The Engineering Response and What It Tells You

GitHub's short-term fixes are the right moves for the problem they are describing. Moving webhooks out of MySQL, redesigning session cache, reworking auth and authorization to reduce database load, leveraging Azure migration for more compute — these are all reasonable responses to a database-heavy workload that is growing faster than expected. The Ruby-to-Go migration of performance-sensitive code paths is the kind of unsexy infrastructure work that makes a real difference at scale.

Isolation is the other major theme. Separating Git and GitHub Actions from other workloads to minimize blast radius is correct — when your AI coding tools depend on Actions being fast and reliable, a noisy neighbor problem in shared infrastructure is not an acceptable failure mode. Multi-cloud architecture for resilience and low latency is a longer-term bet that reflects how serious this problem is inside GitHub's engineering org.

What this response also tells you is that GitHub was not designed for this load profile. Git is a version control system. GitHub is a platform built on top of Git. Neither was architected to be the control plane for autonomous coding agents that trigger merge queues, watch CI, rebase, and file issues.
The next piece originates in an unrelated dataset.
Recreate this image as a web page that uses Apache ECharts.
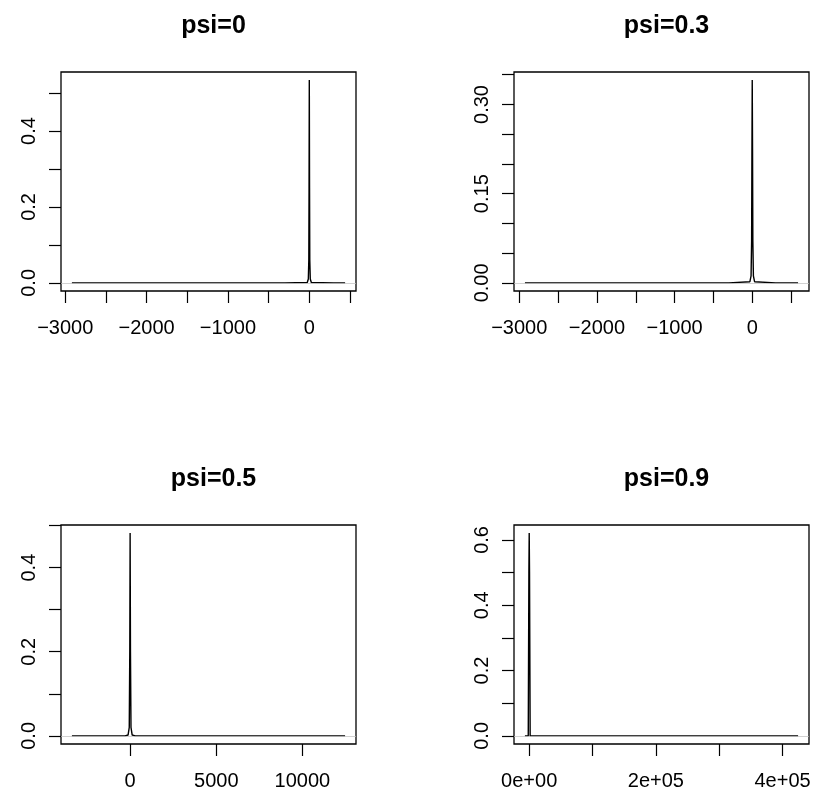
<!DOCTYPE html>
<html>
<head>
<meta charset="utf-8">
<script src="https://cdn.jsdelivr.net/npm/echarts@6/dist/echarts.min.js"></script>
<style>
  html, body { margin: 0; padding: 0; background: #fff; }
  #main { width: 817px; height: 799px; }
</style>
</head>
<body>
<div id="main"></div>
<script>
// panel titles
var titles = ['psi=0', 'psi=0.3', 'psi=0.5', 'psi=0.9'];

// density curves (x, y)
var x1 = [-2918, -300, -25, -12, -6, -3, 0, 3, 6, 12, 25, 300, 440];
var y1 = [0, 0, 0.001, 0.01, 0.06, 0.25, 0.534, 0.25, 0.06, 0.01, 0.001, 0, 0];

var x2 = [-2927, -300, -30, -15, -8, -4, 0, 4, 8, 15, 30, 300, 590];
var y2 = [0, 0, 0.002, 0.012, 0.07, 0.22, 0.341, 0.22, 0.07, 0.012, 0.002, 0, 0];

var x3 = [-3378, -300, -120, -50, -20, 0, 20, 50, 120, 300, 12476];
var y3 = [0, 0, 0.002, 0.02, 0.2, 0.482, 0.2, 0.02, 0.002, 0, 0];

var x4 = [-6760, -1500, -500, 0, 500, 1500, 424500];
var y4 = [0, 0, 0.5, 0.621, 0.5, 0, 0];

// axis limits (plot box)
var xLim = [[-3052, 574], [-3068, 731], [-4012, 13110], [-24010, 441750]];
var yLim = [[-0.0214, 0.5554], [-0.0136, 0.3546], [-0.0193, 0.5013], [-0.0248, 0.6458]];

// ticks and tick labels
var xTicks1 = [-3000, -2500, -2000, -1500, -1000, -500, 0, 500];
var xLabVals1 = [-3000, -2000, -1000, 0];
var xLabTxt1 = ['\u22123000', '\u22122000', '\u22121000', '0'];
var xTicks3 = [0, 5000, 10000];
var xLabVals3 = [0, 5000, 10000];
var xLabTxt3 = ['0', '5000', '10000'];
var xTicks4 = [0, 100000, 200000, 300000, 400000];
var xLabVals4 = [0, 200000, 400000];
var xLabTxt4 = ['0e+00', '2e+05', '4e+05'];

var yTicks1 = [0, 0.1, 0.2, 0.3, 0.4, 0.5];
var yLabVals1 = [0, 0.2, 0.4];
var yLabTxt1 = ['0.0', '0.2', '0.4'];
var yTicks2 = [0, 0.05, 0.1, 0.15, 0.2, 0.25, 0.3, 0.35];
var yLabVals2 = [0, 0.15, 0.3];
var yLabTxt2 = ['0.00', '0.15', '0.30'];
var yTicks3 = [0, 0.1, 0.2, 0.3, 0.4, 0.5];
var yTicks4 = [0, 0.1, 0.2, 0.3, 0.4, 0.5, 0.6];
var yLabVals4 = [0, 0.2, 0.4, 0.6];
var yLabTxt4 = ['0.0', '0.2', '0.4', '0.6'];

var panels = [
  { x: x1, y: y1, xt: xTicks1, xv: xLabVals1, xs: xLabTxt1, yt: yTicks1, yv: yLabVals1, ys: yLabTxt1 },
  { x: x2, y: y2, xt: xTicks1, xv: xLabVals1, xs: xLabTxt1, yt: yTicks2, yv: yLabVals2, ys: yLabTxt2 },
  { x: x3, y: y3, xt: xTicks3, xv: xLabVals3, xs: xLabTxt3, yt: yTicks3, yv: yLabVals1, ys: yLabTxt1 },
  { x: x4, y: y4, xt: xTicks4, xv: xLabVals4, xs: xLabTxt4, yt: yTicks4, yv: yLabVals4, ys: yLabTxt4 }
];

var FONT = '"Liberation Sans", Arial, Helvetica, sans-serif';
var gridLeft = [61, 514, 61, 514];
var gridTop = [72, 72, 525, 525];
var gridW = 295, gridH = 219;

function lookup(vals, txt) {
  return function (v) {
    for (var i = 0; i < vals.length; i++) {
      if (Math.abs(vals[i] - v) < 1e-9) return txt[i];
    }
    return '';
  };
}

var option = {
  animation: false,
  backgroundColor: '#fff',
  title: [], grid: [], xAxis: [], yAxis: [], series: []
};

panels.forEach(function (p, i) {
  option.title.push({
    text: titles[i],
    left: gridLeft[i] + gridW / 2,
    top: gridTop[i] - 63,
    textAlign: 'center',
    textStyle: { fontFamily: FONT, fontWeight: 'bold', fontSize: 25, color: '#000' }
  });
  option.grid.push({
    left: gridLeft[i], top: gridTop[i], width: gridW, height: gridH,
    show: true, borderColor: '#000', borderWidth: 1.3, containLabel: false
  });
  option.xAxis.push({
    type: 'value', gridIndex: i, min: xLim[i][0], max: xLim[i][1],
    axisLine: { show: false, onZero: false },
    splitLine: { show: false },
    axisTick: { show: true, inside: false, length: 12, customValues: p.xt, lineStyle: { color: '#000', width: 1.2 } },
    axisLabel: { show: true, customValues: p.xv, formatter: lookup(p.xv, p.xs), margin: 27,
      fontFamily: FONT, fontSize: 20, color: '#000', hideOverlap: false }
  });
  option.yAxis.push({
    type: 'value', gridIndex: i, min: yLim[i][0], max: yLim[i][1],
    axisLine: { show: false, onZero: false },
    splitLine: { show: false },
    axisTick: { show: true, inside: false, length: 12, customValues: p.yt, lineStyle: { color: '#000', width: 1.2 } },
    axisLabel: { show: true, customValues: p.yv, formatter: lookup(p.yv, p.ys), margin: 22, rotate: 90,
      fontFamily: FONT, fontSize: 20, color: '#000', hideOverlap: false }
  });
  var pts = p.x.map(function (xv, k) { return [xv, p.y[k]]; });
  option.series.push({
    type: 'line', xAxisIndex: i, yAxisIndex: i,
    data: pts, symbol: 'none', smooth: false,
    lineStyle: { color: '#000', width: 1.4 },
    markLine: {
      silent: true, symbol: ['none', 'none'], label: { show: false },
      lineStyle: { color: '#bebebe', type: 'solid', width: 1, opacity: 0.7 },
      data: [{ yAxis: 0 }]
    }
  });
});

var myChart = echarts.init(document.getElementById('main'), null, { renderer: 'canvas' });
myChart.setOption(option);
</script>
</body>
</html>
That is not a criticism — nobody designed for this in 2025. It is a description of the retrofit problem that every serious AI coding tool is now running into.

The Most Important Sentence in the Post

GitHub says: "We will have a separate blog post soon describing extensive work we have done and the new upcoming API design for greater efficiency and scale."

That is the sentence that matters most for anyone building agentic workflows today. GitHub is preparing an API change significant enough to warrant its own announcement. If you are building workflows that depend on current API behavior around merge queue, PR operations, or Actions triggers, that future post is worth reading the day it ships. The current API is being redesigned under active load, which means behavioral changes are likely.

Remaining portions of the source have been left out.